The St. Lawrence Seaway shut down Sunday, Oct. 22 as hundreds of workers walked off the job in a labour dispute.
In a news release issued shortly after midnight on Sunday, Unifor, which represents 361 workers at the St. Lawrence Seaway Management Corporation (SLSMC), said they “negotiated in good faith right up to the last moment.”
Unifor’s Quebec Regional Director, Daniel Cloutier, stated that “we cannot allow workers’ rights to be compromised.
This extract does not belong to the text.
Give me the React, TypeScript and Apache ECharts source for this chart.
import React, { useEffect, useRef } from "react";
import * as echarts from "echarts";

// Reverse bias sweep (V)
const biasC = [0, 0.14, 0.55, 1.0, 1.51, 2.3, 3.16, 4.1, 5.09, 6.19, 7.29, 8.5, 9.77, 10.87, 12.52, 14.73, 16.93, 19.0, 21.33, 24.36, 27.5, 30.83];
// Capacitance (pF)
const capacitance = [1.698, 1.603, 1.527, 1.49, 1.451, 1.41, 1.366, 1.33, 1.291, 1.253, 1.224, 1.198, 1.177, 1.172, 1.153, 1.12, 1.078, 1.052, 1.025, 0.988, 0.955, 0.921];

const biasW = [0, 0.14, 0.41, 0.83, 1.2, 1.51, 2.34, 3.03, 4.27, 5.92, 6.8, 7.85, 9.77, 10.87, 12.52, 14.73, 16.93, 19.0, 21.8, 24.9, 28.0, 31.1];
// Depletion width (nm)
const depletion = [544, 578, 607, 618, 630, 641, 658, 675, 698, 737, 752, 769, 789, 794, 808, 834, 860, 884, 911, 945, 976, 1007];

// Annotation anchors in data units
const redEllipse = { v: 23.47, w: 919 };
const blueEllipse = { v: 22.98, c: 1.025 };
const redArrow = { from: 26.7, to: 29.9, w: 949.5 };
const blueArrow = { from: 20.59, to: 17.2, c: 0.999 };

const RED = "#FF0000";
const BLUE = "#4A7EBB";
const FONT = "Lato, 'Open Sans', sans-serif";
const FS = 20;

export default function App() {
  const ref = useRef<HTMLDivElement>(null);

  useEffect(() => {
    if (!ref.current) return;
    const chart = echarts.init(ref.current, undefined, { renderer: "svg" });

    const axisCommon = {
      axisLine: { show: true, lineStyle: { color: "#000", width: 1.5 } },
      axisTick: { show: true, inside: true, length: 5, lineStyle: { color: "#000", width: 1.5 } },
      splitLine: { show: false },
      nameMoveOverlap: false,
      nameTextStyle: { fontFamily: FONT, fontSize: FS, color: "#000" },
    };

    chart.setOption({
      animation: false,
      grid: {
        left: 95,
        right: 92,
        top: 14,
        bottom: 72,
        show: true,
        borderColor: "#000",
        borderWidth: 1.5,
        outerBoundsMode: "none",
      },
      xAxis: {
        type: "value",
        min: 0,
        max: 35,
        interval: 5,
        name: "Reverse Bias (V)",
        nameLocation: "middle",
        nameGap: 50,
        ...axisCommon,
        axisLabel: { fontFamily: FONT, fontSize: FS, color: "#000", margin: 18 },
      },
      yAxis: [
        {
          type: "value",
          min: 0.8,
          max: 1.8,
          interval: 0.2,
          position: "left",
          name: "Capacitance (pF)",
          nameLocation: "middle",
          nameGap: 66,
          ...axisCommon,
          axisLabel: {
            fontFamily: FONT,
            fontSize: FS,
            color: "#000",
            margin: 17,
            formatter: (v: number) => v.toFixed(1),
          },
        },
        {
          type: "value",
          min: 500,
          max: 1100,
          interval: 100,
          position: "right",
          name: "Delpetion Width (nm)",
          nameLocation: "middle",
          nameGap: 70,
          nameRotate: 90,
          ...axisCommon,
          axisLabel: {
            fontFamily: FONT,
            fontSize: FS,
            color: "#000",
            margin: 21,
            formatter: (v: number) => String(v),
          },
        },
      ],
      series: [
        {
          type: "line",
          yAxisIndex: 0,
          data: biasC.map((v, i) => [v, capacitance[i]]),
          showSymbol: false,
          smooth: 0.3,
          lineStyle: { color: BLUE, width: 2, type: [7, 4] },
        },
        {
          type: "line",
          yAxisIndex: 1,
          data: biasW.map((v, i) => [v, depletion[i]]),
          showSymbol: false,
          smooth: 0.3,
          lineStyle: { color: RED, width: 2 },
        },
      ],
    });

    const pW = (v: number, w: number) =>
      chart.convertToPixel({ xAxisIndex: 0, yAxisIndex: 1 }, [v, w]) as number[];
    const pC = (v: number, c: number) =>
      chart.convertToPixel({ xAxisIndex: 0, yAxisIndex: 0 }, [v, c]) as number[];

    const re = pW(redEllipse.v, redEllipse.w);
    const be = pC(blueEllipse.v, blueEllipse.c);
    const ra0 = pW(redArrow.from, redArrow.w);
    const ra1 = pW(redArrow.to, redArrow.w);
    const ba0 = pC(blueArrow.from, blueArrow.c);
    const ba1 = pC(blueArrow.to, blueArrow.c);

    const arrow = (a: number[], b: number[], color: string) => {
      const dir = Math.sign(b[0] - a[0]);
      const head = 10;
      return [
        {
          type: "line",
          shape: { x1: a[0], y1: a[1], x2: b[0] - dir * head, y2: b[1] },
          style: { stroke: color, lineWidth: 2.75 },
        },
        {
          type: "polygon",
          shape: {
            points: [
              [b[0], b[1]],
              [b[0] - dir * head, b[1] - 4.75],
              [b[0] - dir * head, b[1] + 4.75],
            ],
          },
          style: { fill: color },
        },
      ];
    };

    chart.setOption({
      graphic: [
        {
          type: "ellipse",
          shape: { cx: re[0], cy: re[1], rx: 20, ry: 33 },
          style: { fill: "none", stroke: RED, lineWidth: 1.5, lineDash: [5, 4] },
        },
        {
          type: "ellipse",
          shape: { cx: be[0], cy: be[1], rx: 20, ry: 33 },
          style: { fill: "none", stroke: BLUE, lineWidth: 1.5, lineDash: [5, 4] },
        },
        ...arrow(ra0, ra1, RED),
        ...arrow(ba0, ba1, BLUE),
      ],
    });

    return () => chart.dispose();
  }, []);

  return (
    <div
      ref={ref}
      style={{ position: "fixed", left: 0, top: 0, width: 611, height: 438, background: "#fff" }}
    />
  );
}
We remain open to discussion and hope that the employer will reconsider its position for the good of all.”
In an Oct. 12 statement, Cloutier, explained that workers are fighting for wage increases, “especially given the current cost of living.”
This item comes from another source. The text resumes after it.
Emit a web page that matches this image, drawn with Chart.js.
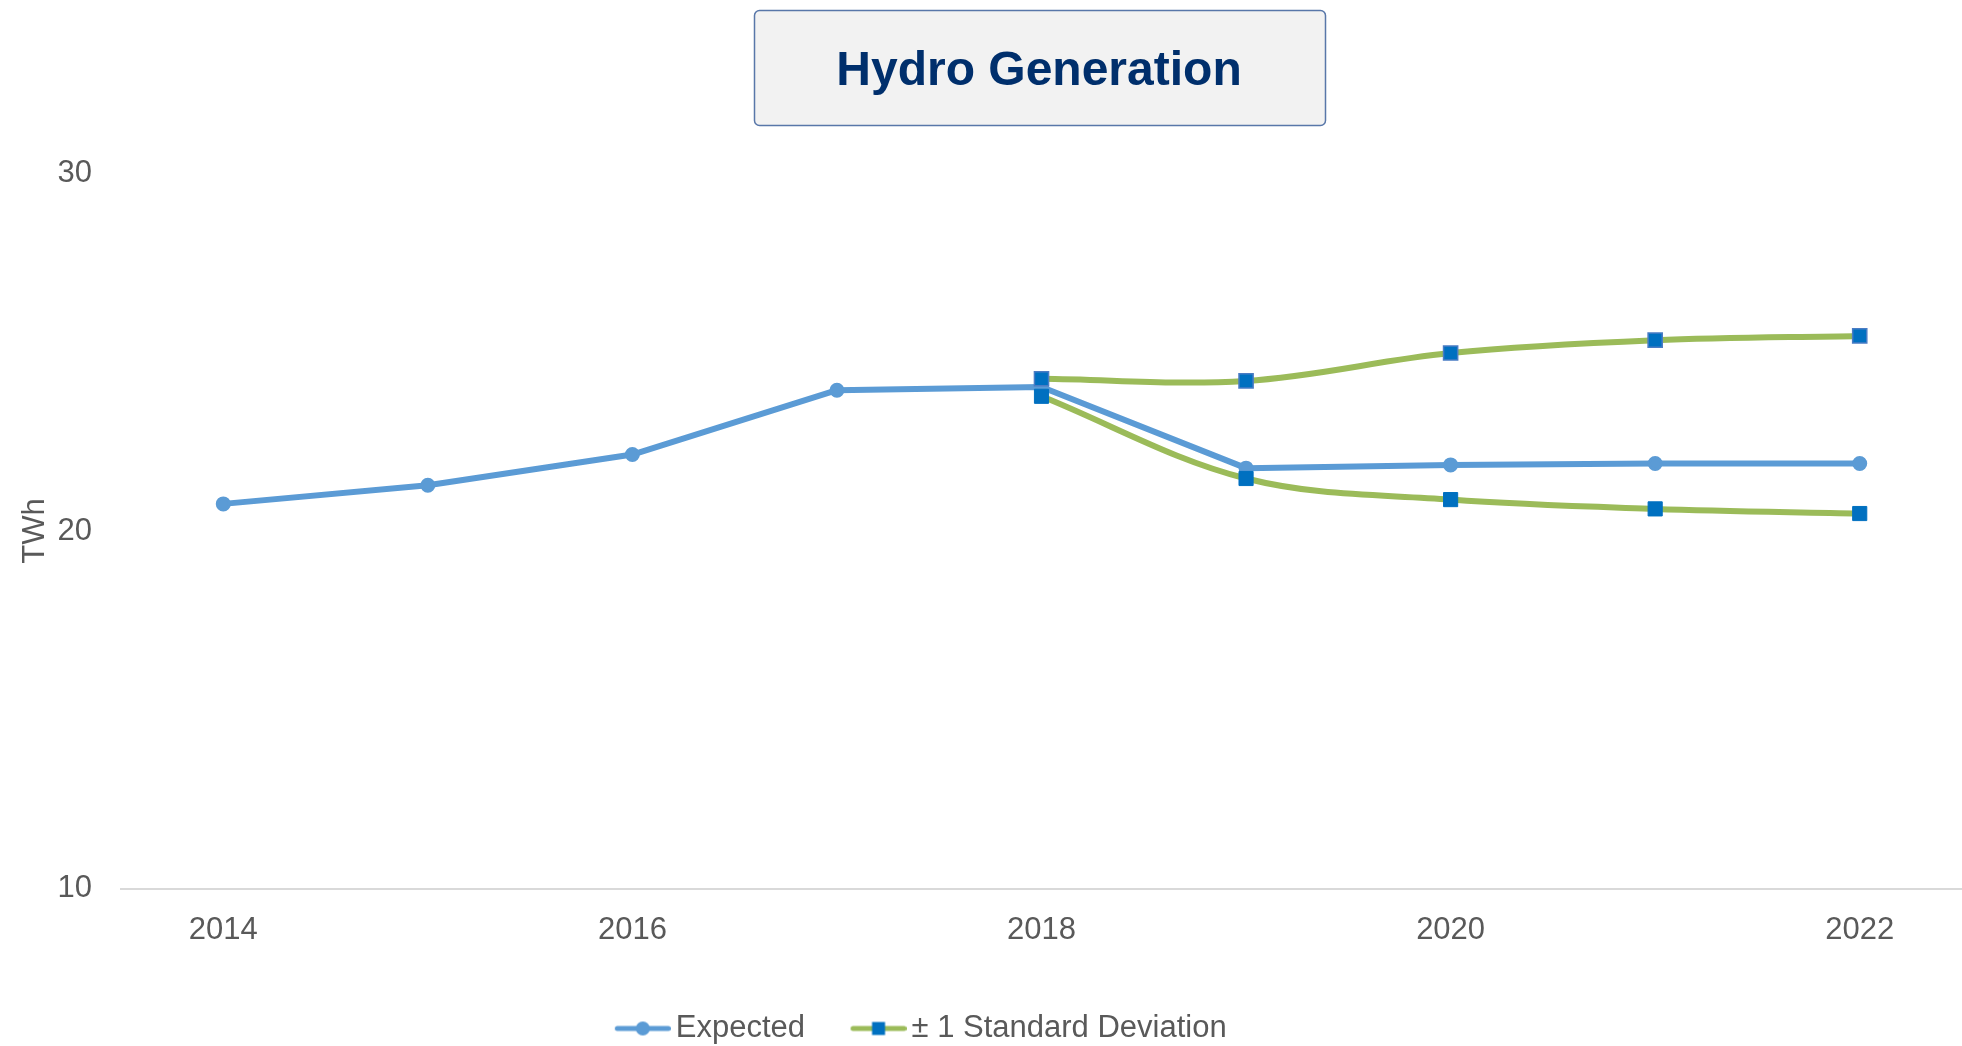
<!DOCTYPE html>
<html>
<head>
<meta charset="utf-8">
<title>Hydro Generation</title>
<script src="https://cdn.jsdelivr.net/npm/chart.js@4.4.1/dist/chart.umd.min.js"></script>
<style>
    html, body { margin: 0; padding: 0; background: #ffffff; }
    canvas { display: block; }
</style>
</head>
<body>
<canvas id="hydroChart" width="1962" height="1046"></canvas>
<script>
// data
const years = ['2014', '2015', '2016', '2017', '2018', '2019', '2020', '2021', '2022'];
const xTickLabels = ['2014', '2016', '2018', '2020', '2022'];
const yTicks = [10, 20, 30];
const expected = [20.76, 21.28, 22.14, 23.94, 24.03, 21.76, 21.85, 21.89, 21.89];
const upperDev = [null, null, null, null, 24.26, 24.2, 24.98, 25.34, 25.46];
const lowerDev = [null, null, null, null, 23.77, 21.47, 20.88, 20.62, 20.49];

const FONT = "'Liberation Sans', Arial, sans-serif";
const TEXT = '#595959';
const BLUE = '#5b9bd5';
const GREEN = '#9bbb59';
const MARKER = '#0070c0';

// legend icon: short line with the marker in the middle
function legendIcon(lineColor, marker) {
    const c = document.createElement('canvas');
    c.width = 108;
    c.height = 20;
    const ctx = c.getContext('2d');
    ctx.strokeStyle = lineColor;
    ctx.lineWidth = 5;
    ctx.lineCap = 'round';
    ctx.beginPath();
    ctx.moveTo(54.5, 10);
    ctx.lineTo(105.5, 10);
    ctx.stroke();
    if (marker === 'circle') {
        ctx.fillStyle = lineColor;
        ctx.beginPath();
        ctx.arc(80, 10, 7, 0, Math.PI * 2);
        ctx.fill();
    } else {
        ctx.fillStyle = MARKER;
        ctx.fillRect(73.5, 3.5, 13, 13);
    }
    return c;
}
const icons = [legendIcon(BLUE, 'circle'), legendIcon(GREEN, 'rect')];

// boxed title background
const titleBox = {
    id: 'titleBox',
    beforeDraw(chart) {
        const ctx = chart.ctx;
        ctx.save();
        ctx.beginPath();
        ctx.roundRect(754.5, 10.5, 571, 115, 5);
        ctx.fillStyle = '#f2f2f2';
        ctx.fill();
        ctx.lineWidth = 1.5;
        ctx.strokeStyle = '#5877a9';
        ctx.stroke();
        ctx.restore();
    }
};

// title sits right of centre, legend left of centre and a bit lower
const nudge = {
    id: 'nudge',
    afterLayout(chart) {
        chart.titleBlock.left += 58;
        chart.titleBlock.right += 58;
        chart.legend.left -= 81;
        chart.legend.right -= 81;
        chart.legend.top += 8;
        chart.legend.bottom += 8;
    }
};

const ctx = document.getElementById('hydroChart').getContext('2d');
new Chart(ctx, {
    type: 'line',
    data: {
        labels: years,
        datasets: [{
            label: 'Expected',
            data: expected,
            order: 2,
            borderColor: BLUE,
            backgroundColor: BLUE,
            borderWidth: 6,
            borderCapStyle: 'round',
            borderJoinStyle: 'round',
            pointRadius: 6,
            pointBorderWidth: 3,
            pointBackgroundColor: BLUE,
            pointBorderColor: BLUE,
            tension: 0
        }, {
            label: '± 1 Standard Deviation',
            data: upperDev,
            order: 1,
            borderColor: GREEN,
            backgroundColor: MARKER,
            borderWidth: 6,
            borderCapStyle: 'round',
            pointStyle: 'rect',
            pointRadius: 10,
            pointBorderWidth: 1.5,
            pointBackgroundColor: MARKER,
            pointBorderColor: '#4a7cc4',
            tension: 0.35
        }, {
            label: 'lower',
            data: lowerDev,
            order: 1,
            borderColor: GREEN,
            backgroundColor: MARKER,
            borderWidth: 6,
            borderCapStyle: 'round',
            pointStyle: 'rect',
            pointRadius: 10,
            pointBorderWidth: 1,
            pointBackgroundColor: MARKER,
            pointBorderColor: MARKER,
            tension: 0.35
        }]
    },
    options: {
        responsive: false,
        animation: false,
        layout: { padding: 0, autoPadding: false },
        plugins: {
            title: {
                display: true,
                text: 'Hydro Generation',
                color: '#002f6c',
                font: { family: FONT, size: 48, weight: 'bold' },
                padding: { top: 43, bottom: 73 }
            },
            legend: {
                position: 'bottom',
                labels: {
                    color: TEXT,
                    font: { family: FONT, size: 31 },
                    usePointStyle: true,
                    pointStyleWidth: 87,
                    padding: 4,
                    filter: (item) => item.datasetIndex !== 2,
                    sort: (a, b) => a.datasetIndex - b.datasetIndex,
                    generateLabels: (chart) => {
                        const items = Chart.defaults.plugins.legend.labels.generateLabels(chart);
                        items.forEach((it) => { it.pointStyle = icons[Math.min(it.datasetIndex, 1)]; });
                        return items;
                    }
                }
            },
            tooltip: { enabled: false }
        },
        scales: {
            x: {
                offset: true,
                grid: { display: false, drawTicks: false },
                border: { display: true, color: '#d9d9d9', width: 2 },
                ticks: {
                    color: TEXT,
                    font: { family: FONT, size: 31 },
                    padding: 23,
                    autoSkip: false,
                    maxRotation: 0,
                    callback: function (v) {
                        const l = this.getLabelForValue(v);
                        return xTickLabels.includes(l) ? l : '';
                    }
                },
                afterFit: (scale) => {
                    scale.height = 112.5;
                    scale.paddingLeft = 0;
                    scale.paddingRight = 0;
                }
            },
            y: {
                min: 10,
                max: 30,
                grid: { display: false, drawTicks: false },
                border: { display: false },
                ticks: {
                    color: TEXT,
                    font: { family: FONT, size: 31 },
                    padding: 29
                },
                afterBuildTicks: (scale) => { scale.ticks = yTicks.map((v) => ({ value: v })); },
                title: {
                    display: true,
                    text: 'TWh',
                    color: TEXT,
                    font: { family: FONT, size: 31 },
                    padding: { top: 17, bottom: 3 }
                },
                afterFit: (scale) => { scale.width = 121; }
            }
        }
    },
    plugins: [titleBox, nudge]
});
</script>
</body>
</html>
For its part, the SLSMC claims “Unifor continues to insist on wage increases inspired by automotive-type negotiations, while the SLSMC works to find a fair and competitive labour agreement that balances wage demands and market realities.”
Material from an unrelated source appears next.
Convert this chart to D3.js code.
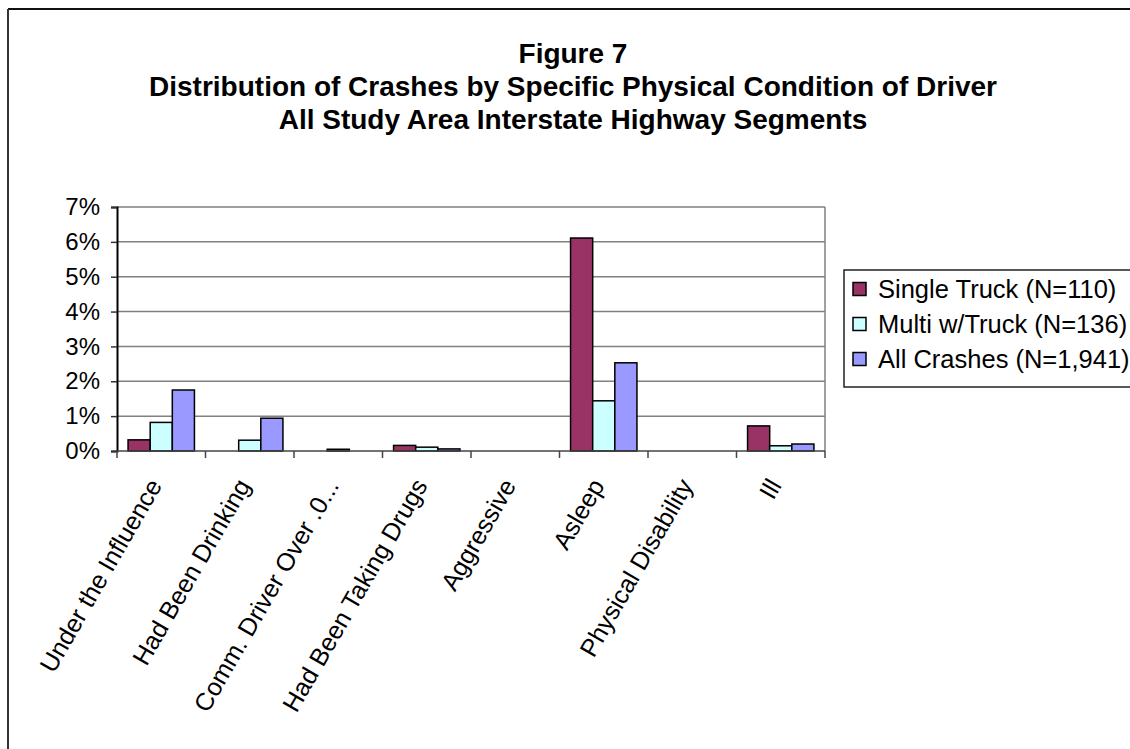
<!DOCTYPE html>
<html>
<head>
<script src="https://cdn.jsdelivr.net/npm/d3@7"></script>
<style>
    body { margin: 0; background: #fff; }
    svg text { font-family: Arial, "Liberation Sans", sans-serif; fill: #000; }
</style>
</head>
<body>
<svg width="1130" height="749"></svg>
<script>
    // chart data
    var categories = ["Under the Influence", "Had Been Drinking", "Comm. Driver Over .0...",
        "Had Been Taking Drugs", "Aggressive", "Asleep", "Physical Disability", "Ill"];
    var seriesNames = ["Single Truck (N=110)", "Multi w/Truck (N=136)", "All Crashes (N=1,941)"];
    var singleTruck = [0.32, 0, 0, 0.16, 0, 6.11, 0, 0.72];
    var multiTruck = [0.82, 0.31, 0.05, 0.11, 0, 1.44, 0, 0.15];
    var allCrashes = [1.75, 0.94, 0, 0.06, 0, 2.53, 0, 0.20];
    var yTicks = [0, 1, 2, 3, 4, 5, 6, 7];
    var titleLines = ["Figure 7",
        "Distribution of Crashes by Specific Physical Condition of Driver",
        "All Study Area Interstate Highway Segments"];
    var colors = ["#993366", "#CCFFFF", "#9999FF"];

    var seriesValues = [singleTruck, multiTruck, allCrashes];

    var svg = d3.select("svg");
    var plotLeft = 117, plotRight = 825, plotTop = 207, plotBottom = 451;

    var x = d3.scaleBand().domain(categories).range([plotLeft, plotRight]);
    var xs = d3.scaleBand().domain(d3.range(3)).range([0, x.bandwidth()]).paddingOuter(0.5).paddingInner(0);
    var y = d3.scaleLinear().domain([0, 7]).range([plotBottom, plotTop]);

    // outer frame
    svg.append("line").attr("x1", 8).attr("x2", 1130).attr("y1", 9).attr("y2", 9)
        .attr("stroke", "#111").attr("stroke-width", 2);
    svg.append("line").attr("x1", 8).attr("x2", 8).attr("y1", 9).attr("y2", 749)
        .attr("stroke", "#333").attr("stroke-width", 2);

    // title
    svg.selectAll(".title").data(titleLines).enter().append("text")
        .attr("class", "title")
        .attr("x", 573)
        .attr("y", function(d, i) { return 63 + i * 33; })
        .attr("text-anchor", "middle")
        .style("font-weight", "bold")
        .style("font-size", "28px")
        .text(function(d) { return d; });

    // gridlines
    svg.append("g").selectAll("line").data(yTicks.slice(1)).enter().append("line")
        .attr("x1", plotLeft).attr("x2", plotRight)
        .attr("y1", function(d) { return y(d); }).attr("y2", function(d) { return y(d); })
        .attr("stroke", "#808080").attr("stroke-width", 1.5);
    svg.append("line").attr("x1", plotRight).attr("x2", plotRight).attr("y1", plotTop).attr("y2", plotBottom)
        .attr("stroke", "#808080").attr("stroke-width", 1.5);

    // bars
    seriesValues.forEach(function(vals, s) {
        svg.append("g").selectAll("rect").data(vals).enter().append("rect")
            .attr("x", function(d, i) { return x(categories[i]) + xs(s); })
            .attr("y", function(d) { return y(d); })
            .attr("width", xs.bandwidth())
            .attr("height", function(d) { return plotBottom - y(d); })
            .attr("fill", colors[s])
            .attr("stroke", "#000")
            .attr("stroke-width", 1.5)
            .style("display", function(d) { return d > 0 ? null : "none"; });
    });

    // y axis
    var yAxis = svg.append("g").attr("transform", "translate(" + plotLeft + ",0)")
        .call(d3.axisLeft(y).tickValues(yTicks).tickSize(6).tickPadding(11)
            .tickFormat(function(d) { return d + "%"; }));
    yAxis.select(".domain").attr("stroke", "#000").attr("stroke-width", 2);
    yAxis.selectAll(".tick line").attr("stroke", "#333").attr("stroke-width", 1.5);
    yAxis.selectAll(".tick text").style("font-size", "24px").style("font-family", "Arial, 'Liberation Sans', sans-serif");

    // x axis with ticks on category boundaries
    svg.append("line").attr("x1", plotLeft).attr("x2", plotRight).attr("y1", plotBottom).attr("y2", plotBottom)
        .attr("stroke", "#444").attr("stroke-width", 1.5);
    var bounds = categories.map(function(c) { return x(c); }).concat([plotRight]);
    svg.append("g").selectAll("line").data(bounds).enter().append("line")
        .attr("x1", function(d) { return d; }).attr("x2", function(d) { return d; })
        .attr("y1", plotBottom).attr("y2", plotBottom + 7)
        .attr("stroke", "#444").attr("stroke-width", 1.5);

    svg.append("g").selectAll("text").data(categories).enter().append("text")
        .attr("transform", function(d) {
            return "translate(" + (x(d) + x.bandwidth() / 2 - 6) + "," + (plotBottom + 30) + ") rotate(-60)";
        })
        .attr("text-anchor", "end")
        .attr("dy", "0.35em")
        .style("font-size", "25px")
        .text(function(d) { return d; });

    // legend (box runs past the right edge of the picture)
    var lg = svg.append("g");
    lg.append("rect").attr("x", 844).attr("y", 270).attr("width", 300).attr("height", 117)
        .attr("fill", "#fff").attr("stroke", "#222").attr("stroke-width", 1.5);
    var rows = lg.selectAll(".row").data(seriesNames).enter().append("g")
        .attr("transform", function(d, i) { return "translate(853," + (289 + i * 35) + ")"; });
    rows.append("rect").attr("x", 0).attr("y", -6.5).attr("width", 13).attr("height", 13)
        .attr("fill", function(d, i) { return colors[i]; })
        .attr("stroke", "#000").attr("stroke-width", 1.5);
    rows.append("text").attr("x", 25).attr("dy", "0.35em")
        .style("font-size", "25.5px")
        .text(function(d) { return d; });
</script>
</body>
</html>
In a media release, SLSMC President and CEO Terence Bowles said “the stakes are high, and we are fully dedicated to finding a resolution that serves the interests of the corporation and its employees. We remain committed to continuing discussions and reaching a fair labour agreement.”
Seaway workers manage the transit of more than 200 million tons of cargo each year. The SLSMC says that “an orderly shutdown of the system took place” during the 72-hour notice to strike period, allowing for vessels to safely clear the Seaway system, and the corporation remains in regular contact with the marine industry.
Currently, there are no vessels waiting to exit the system, but there are over 100 vessels outside the system that are impacted by the situation.